Nora, Roma’daki İspanyol Merdivenlerinde tanık olduğu cinayetteki durumunu sorgular.
Bilinçsiz ve sayıklar bir halde kendini hastanede bulur ve hem polis hem de doktoru tarafından sorgulamaya maruz kalır.

Giallo katili ile ilişkilendirilen siyah yağmurluğun 1960’lardaki Avrupa modasından kaynaklandığını ve Giallo’nun en belirgin görsel kinayesinin olmasının yanı sıra
katilin moda seçimi sonucu yıllar içinde değiştiğini söylemek mümkün.
Bava’nın "Sei donne per l’assassino / Blood and Black Lace (1964)" bir moda evinde geçen filmi de bu gözlemi doğrular.






Karışık doktor-dedektif söylemi de Giallo'da popülerdir.
Halüsinasyonlar ve hayali görüntüler "Una lucertola con la pelle di donna / Lizard in a Woman’s Skin, Lucio Fulci, (1971)" ve


"Lo strano vizio della signora Wardh / Blade of the Ripper / The Next Victim! / The Strange Vice of Mrs. Wardh, Sergio Martino, (1971)" da hem baş kahraman hem de anlatı gizemi
merkezdedir ve Giallo’nun kalıtsal patolojik dişiliğinin ve ‘’hasta’’ kadının büyüsünün birer parçalarıdır.

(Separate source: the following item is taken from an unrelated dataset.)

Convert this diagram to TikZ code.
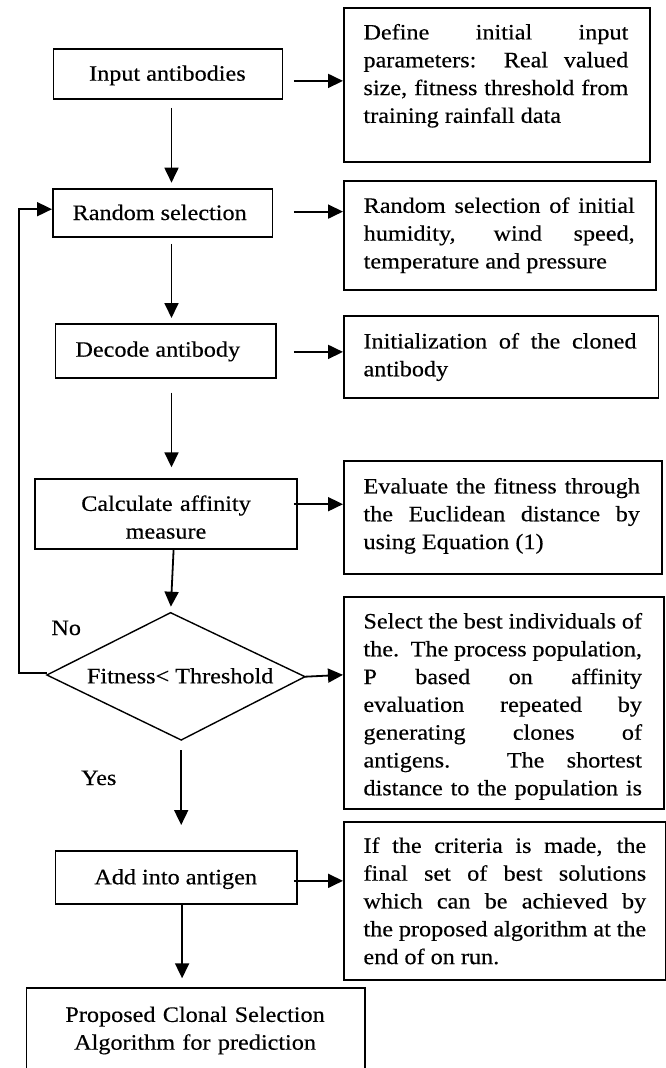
\documentclass[tikz,border=0pt]{standalone}
\usepackage{fontspec}
\setmainfont[FakeStretch=1.1,FakeBold=0.35]{Liberation Serif}
\usetikzlibrary{arrows.meta}
\tikzset{
  box/.style={draw, line width=1.8pt, inner sep=0pt, anchor=north west},
  lbl/.style={inner sep=0pt, anchor=base},
  para/.style={inner sep=0pt, anchor=north west, align=justify},
  ctr/.style={inner sep=0pt, anchor=north, align=center},
  arr/.style={line width=1.8pt, -{Triangle[length=15pt,width=14pt]}},
  boxline/.style={line width=1.8pt},
}
\begin{document}
\begin{tikzpicture}[x=1pt,y=-1pt,font=\fontsize{22}{27.8}\selectfont]
\useasboundingbox (0,0) rectangle (666,1068);

% left column boxes
\node[box, minimum width=229pt, minimum height=50pt] (in) at (52.5,48.3) {};
\node[lbl] (intx) at (167.4,80.7) {Input antibodies};
\node[box, minimum width=219.6pt, minimum height=48pt] (rs) at (52,187.7) {};
\node[lbl] (rstx) at (159.7,220) {Random selection};
\node[box, minimum width=220.4pt, minimum height=53.4pt] (dec) at (54.6,323.3) {};
\node[lbl] (dectx) at (157.8,356.7) {Decode antibody};
\node[box, minimum width=262.4pt, minimum height=70pt] (calc) at (34,477.7) {};
\node[ctr, text width=250pt] (calctx) at (166,491.2) {\strut Calculate affinity\\measure};

% decision
\coordinate (dtop) at (170.6,612.7);
\coordinate (dleft) at (46.9,675);
\coordinate (dright) at (305,676.7);
\coordinate (dbot) at (181.2,740);
\draw[line width=1.4pt] (dtop) -- (dright) -- (dbot) -- (dleft) -- cycle;
\node[lbl] (dtx) at (180.2,683.3) {Fitness< Threshold};
\node[inner sep=0pt, anchor=base west] (no) at (51.2,635) {No};
\node[inner sep=0pt, anchor=base west] (yes) at (81,785) {Yes};

\node[box, minimum width=241.8pt, minimum height=53.3pt] (add) at (54.6,850) {};
\node[lbl] (addtx) at (175.7,884.3) {Add into antigen};

\node[inner sep=0pt, anchor=north west, minimum width=338.2pt, minimum height=79.7pt] (fin) at (26.4,988.3) {};
\draw[boxline] (fin.south west) -- (fin.north west) -- (fin.north east) -- (fin.south east);
\node[ctr, text width=330pt] (fintx) at (195.1,1002.2) {\strut Proposed Clonal Selection\\Algorithm for prediction};

% right column boxes
\node[box, minimum width=306pt, minimum height=154pt] (r1) at (343,6.7) {};
\node[para, text width=264.8pt] (r1t) at (363.3,19.8) {\noindent\strut Define initial input\linebreak parameters: Real valued\linebreak size, fitness threshold from\linebreak training rainfall data};
\node[box, minimum width=312pt, minimum height=108.7pt] (r2) at (343,180) {};
\node[para, text width=271pt] (r2t) at (363.5,193.2) {\noindent\strut Random selection of initial\linebreak humidity, wind speed,\linebreak temperature and pressure};
\node[box, minimum width=314.5pt, minimum height=82pt] (r3) at (343,315.3) {};
\node[para, text width=273pt] (r3t) at (363.3,328.8) {\noindent\strut Initialization of the cloned\linebreak antibody};
\node[box, minimum width=318pt, minimum height=113.3pt] (r4) at (343,460) {};
\node[para, text width=276.4pt] (r4t) at (363.3,473.8) {\noindent\strut Evaluate the fitness through\linebreak the Euclidean distance by\linebreak using Equation (1)};
\node[box, minimum width=320pt, minimum height=212.3pt] (r5) at (343,596) {};
\node[para, text width=278.5pt] (r5t) at (363.3,608.8) {\noindent\strut Select the best individuals of\linebreak the.\ \ The process population,\linebreak P based on affinity\linebreak evaluation repeated by\linebreak generating clones of\linebreak antigens. The shortest\linebreak \makebox[\linewidth][s]{distance to the population is}};
\node[box, minimum width=322pt, minimum height=158.6pt] (r6) at (343,820.7) {};
\node[para, text width=282.7pt] (r6t) at (363.3,833.2) {\noindent\strut If the criteria is made, the\linebreak final set of best solutions\linebreak which can be achieved by\linebreak the proposed algorithm at the\linebreak end of on run.};

% horizontal arrows
\draw[arr] ([shift={(10.6pt,-6.7pt)}]in.east) coordinate (a1) -- (a1 -| r1.west);
\draw[arr] ([shift={(20.4pt,1pt)}]rs.east) coordinate (a2) -- (a2 -| r2.west);
\draw[arr] ([shift={(17pt,-1pt)}]dec.east) coordinate (a3) -- (a3 -| r3.west);
\draw[arr] ([shift={(-4.4pt,9.4pt)}]calc.east) coordinate (a4) -- (a4 -| r4.west);
\draw[arr] (dright) -- ([yshift=28.2pt]r5.west);
\draw[arr] ([shift={(-4.4pt,-3.3pt)}]add.east) coordinate (a6) -- (a6 -| r6.west);

% vertical arrows
\draw[arr, shorten >=5pt] ([shift={(3.6pt,-7.7pt)}]in.south) coordinate (v1) -- (v1 |- rs.north);
\draw[arr, shorten >=5.3pt] ([shift={(8.8pt,-6.3pt)}]rs.south) coordinate (v2) -- (v2 |- dec.north);
\draw[arr, shorten >=10.4pt] ([shift={(5.8pt,-14pt)}]dec.south) coordinate (v3) -- (v3 |- calc.north);
\draw[arr, shorten >=6pt] ([xshift=7.5pt]calc.south) -- (dtop);
\draw[arr, shorten <=10pt, shorten >=25pt] (dbot) -- (dbot |- add.north);
\draw[arr, shorten >=10pt] ([xshift=5.7pt]add.south) coordinate (v6) -- (v6 |- fin.north);

% feedback loop
\draw[arr] ([yshift=1.7pt]dleft) -- ++(-27.7,0) |- ([yshift=3.4pt]rs.west);
\end{tikzpicture}
\end{document}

Burada birçok histerik bulunmaktadır: dişilik yoluyla olmasına rağmen anlatılarını ‘hastalığın’ ve gizemin düşüşüne bağlayan "Il coltello di ghiaccio / Knife of Ice, Umberto Lenzi, (1972)" ve
"Tutti i colori del buio "All the Colors of the Dark / They’re coming to get you / Yılan Ruhlu Kadının Kabusu, Sergio Martino, (1972)" filmleri gibi.







1960’lar İtalyan sinemasındaki Giallo için yavaş ancak kesin bir dönemdi.
1963’ün The Evil Eye’ını takip eden dönem sadece Giallo için değil ayrıca İtalyan korku filmleri için de yönetmenlere yeni bir alanın açık bir haritasını çizdi.
60’ların başlarından ortalarına kadar Giallo, western, korku ve 'peplum' (kılıç ve sandalet) gibi diğer türlerin gücünü göstermedi.
Zaman zaman varlığının etkisi azalsa da Giallo’nun önemli noktalarından biri uzun ömürlü olmasıdır.
Son Dario Argento filmi "Non ho sonno / Sleepless (2001)" ile İtalyan sinemasında kırk yıldan fazla sürmüştür.






"Non ho sonno" yönetmen için sadece bir biçime dönüş oluşturmaz,
aynı zamanda kendi ilk eserini "L’Uccello dale piume di cristallo / Kristal Kanatlı Kuş, (1969)" tekrar ziyaret etmesini işaret eder.







Belki de, yine Giallo’nun var olan gücü homojenleştirici kısıtlamaların direncine indirgenebilir.
Geleneksel tür üyeliği genellikle filmleri özel tarihi ve eleştirel kategorilere sabitleyerek biçimlerini etkiler.

Giallo'yu türsel ve tarihi terimlerle tanımlamak yerine, daha çok savaş sonrası dönemde İtalyan sinemasının metinsel ve endüstriyel özgünlüğünün çeşitli kurumlar,
iletişim ağlarından biçimlenmiş bir “söylemsel” moda olarak anlamamız daha doğru olur.
Giallo, cinayet, gizem, sorgulama, psikanalitik, tatil, yabancılaşma ve araştırma ekseninde döner.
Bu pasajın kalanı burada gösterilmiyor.